##### Information shown

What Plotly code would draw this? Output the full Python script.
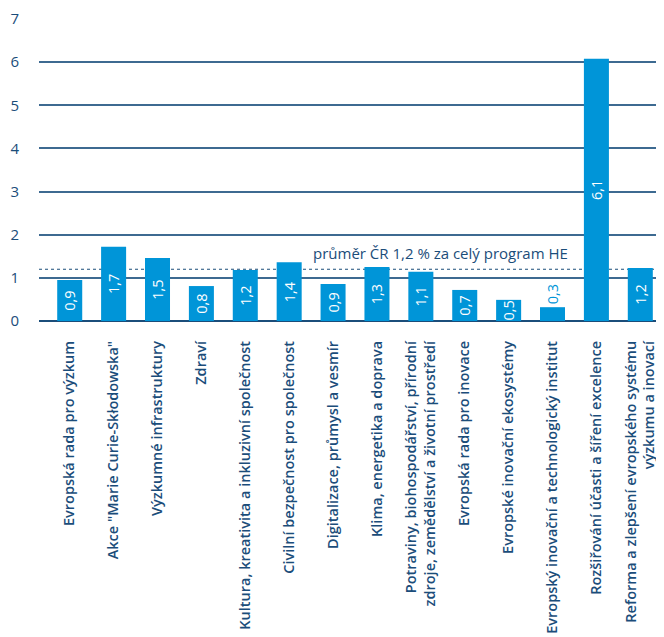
import plotly.graph_objects as go

categories = [
    "Evropská rada pro výzkum",
    "Akce \"Marie Curie-Skłodowska\"",
    "Výzkumné infrastruktury",
    "Zdraví",
    "Kultura, kreativita a inkluzivní společnost",
    "Civilní bezpečnost pro společnost",
    "Digitalizace, průmysl a vesmír",
    "Klima, energetika a doprava",
    "Potraviny, biohospodářství, přírodní<br>zdroje, zemědělství a životní prostředí",
    "Evropská rada pro inovace",
    "Evropské inovační ekosystémy",
    "Evropský inovační a technologický institut",
    "Rozšiřování účasti a šíření excelence",
    "Reforma a zlepšení evropského systému<br>výzkumu a inovací",
]
values = [0.95, 1.72, 1.46, 0.81, 1.18, 1.36, 0.86, 1.25, 1.14, 0.72, 0.49, 0.32, 6.08, 1.23]
labels = ["0,9", "1,7", "1,5", "0,8", "1,2", "1,4", "0,9", "1,3", "1,1", "0,7", "0,5", "0,3", "6,1", "1,2"]
average = 1.2
average_text = "průměr ČR 1,2 % za celý program HE"
y_ticks = [0, 1, 2, 3, 4, 5, 6, 7]

BAR = "#0095d8"
DARK = "#1b4d7a"
FONT = "Open Sans"
W = 600

x = list(range(len(categories)))
positions = ["outside" if v < 0.4 else "inside" for v in values]

fig = go.Figure()
fig.add_trace(go.Bar(
    x=x, y=values, text=labels, textposition=positions,
    textangle=-90, insidetextanchor="middle", constraintext="none",
    insidetextfont=dict(color="white", size=14.5, family=FONT, weight=500),
    outsidetextfont=dict(color=BAR, size=14.5, family=FONT, weight=500),
    marker=dict(color=BAR, line=dict(width=0)),
    width=0.57, cliponaxis=False, hoverinfo="skip",
))

fig.add_shape(type="line", xref="paper", x0=0, x1=1, yref="y", y0=average, y1=average,
              line=dict(color=DARK, width=1.2, dash="dot"), layer="below")
fig.add_annotation(x=8.45, y=average, xref="x", yref="y", text=average_text,
                   showarrow=False, yanchor="bottom", yshift=4,
                   font=dict(color=DARK, size=15, family=FONT, weight=500))

fig.update_layout(
    width=664, height=637,
    margin=dict(l=31, r=8, t=11, b=324, autoexpand=False),
    paper_bgcolor="white", plot_bgcolor="white",
    showlegend=False, bargap=0.43,
    font=dict(family=FONT, color=DARK, size=14.5),
)
fig.update_xaxes(
    tickmode="array", tickvals=x, ticktext=categories, tickangle=-90,
    range=[-0.7, 13.54], showgrid=False, ticks="", showline=False, automargin=False,
    tickfont=dict(color=DARK, size=14.5, family=FONT, weight=W), ticklabelstandoff=16,
)
fig.update_yaxes(
    range=[0, 7], tickvals=y_ticks, ticktext=[str(t) for t in y_ticks],
    showgrid=True, gridcolor="#3d6a91", gridwidth=1.5, automargin=False,
    zeroline=True, zerolinecolor="#1b4d7a", zerolinewidth=2,
    showline=False, ticks="", ticklabelstandoff=19,
    tickfont=dict(color=DARK, size=15, family=FONT, weight=500),
)

fig.write_html("out.html")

##########

Problem to solve | Go from the first line of the listing to the line holding "v in values]" and, please, transcribe those lines exactly, both included, with no pictures.

Output for this exercise |
What Plotly code would draw this? Output the full Python script.
import plotly.graph_objects as go

categories = [
    "Evropská rada pro výzkum",
    "Akce \"Marie Curie-Skłodowska\"",
    "Výzkumné infrastruktury",
    "Zdraví",
    "Kultura, kreativita a inkluzivní společnost",
    "Civilní bezpečnost pro společnost",
    "Digitalizace, průmysl a vesmír",
    "Klima, energetika a doprava",
    "Potraviny, biohospodářství, přírodní<br>zdroje, zemědělství a životní prostředí",
    "Evropská rada pro inovace",
    "Evropské inovační ekosystémy",
    "Evropský inovační a technologický institut",
    "Rozšiřování účasti a šíření excelence",
    "Reforma a zlepšení evropského systému<br>výzkumu a inovací",
]
values = [0.95, 1.72, 1.46, 0.81, 1.18, 1.36, 0.86, 1.25, 1.14, 0.72, 0.49, 0.32, 6.08, 1.23]
labels = ["0,9", "1,7", "1,5", "0,8", "1,2", "1,4", "0,9", "1,3", "1,1", "0,7", "0,5", "0,3", "6,1", "1,2"]
average = 1.2
average_text = "průměr ČR 1,2 % za celý program HE"
y_ticks = [0, 1, 2, 3, 4, 5, 6, 7]

BAR = "#0095d8"
DARK = "#1b4d7a"
FONT = "Open Sans"
W = 600

x = list(range(len(categories)))
positions = ["outside" if v < 0.4 else "inside" for v in values]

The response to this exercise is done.